Statut délégation syndicale (CCT n°5) :
  • indemnité de protection comme pour les membres des conseils d’entreprise et des comités de sécurité ;
  • exercice de mandat extra muros ;
  • délégation syndicale des cadres.
Déplacement du domicile au lieu de travail :
  • suppression du plafond salarial (900.000 F) pour employés ;
  • élargissement au transport individuel pour certaines catégories de travailleurs (par exemple, les travailleurs en équipes).
3. A discuter avec le gouvernement
  • sécurité sociale : financement garanti et transparent et gestion paritaire ;
  • introduction du plan d’accompagnement pour chômeurs ;
  • actions positives pour les femmes : renforcement de la cellule "actions positives".

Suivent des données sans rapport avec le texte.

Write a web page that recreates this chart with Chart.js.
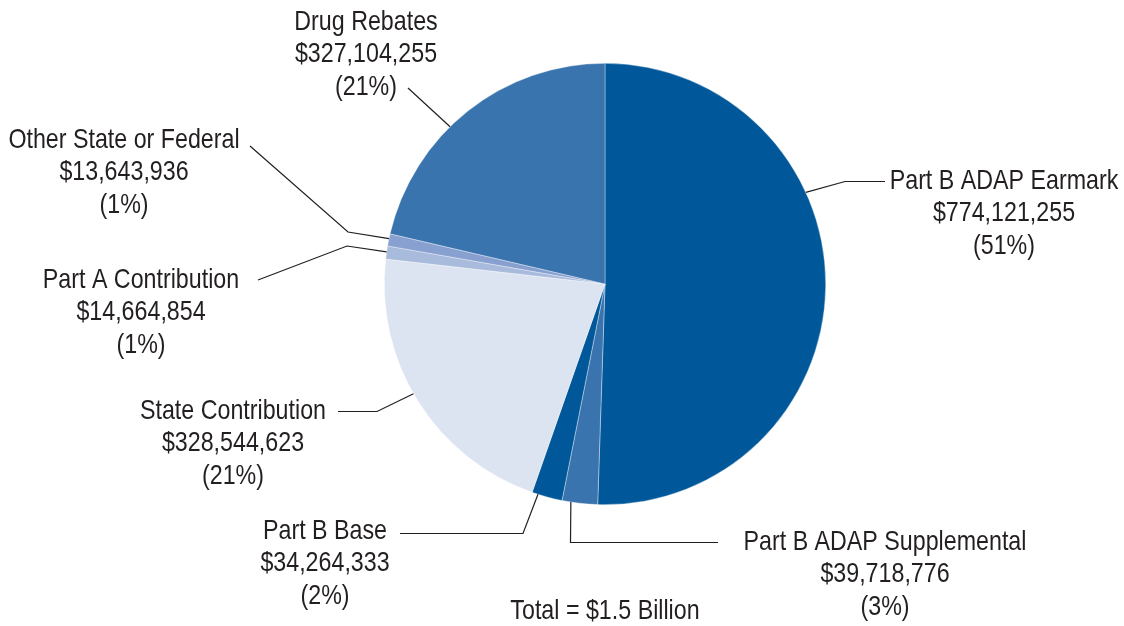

  • droit à l’interruption de carrière pour des raisons bien déterminées et sous des conditions bien déterminées ;
  • stages des jeunes : une partie est réservée aux jeunes chômeurs de longue durée et aux scolarisés à temps partiel ;
  • travail à temps partiel : au minimum à mi-temps comme étape vers un emploi à temps plein ;
  • lutte contre le travail noir et la sous-traitance ;
  • limitation des heures supplémentaires ;
  • réglementation de la durée du travail des cadres ;
  • maintien du système de prépension et exécution correcte de l’accord du 6 juin 1990 ;
  • statut des travailleurs âgés : emplois de fin de carrière ; congé d’ancienneté ;
  • comité sécurité et conseil d’entreprise : élargissement des compétences à l’environnement ; droit à l’information et à la formation sur les rapports d’impact environnemental et de sécurité : droit à une assistance compétente en matière envi ronnementale ;
  • fonds de fermetures pour tous les travailleurs et toutes les entreprises.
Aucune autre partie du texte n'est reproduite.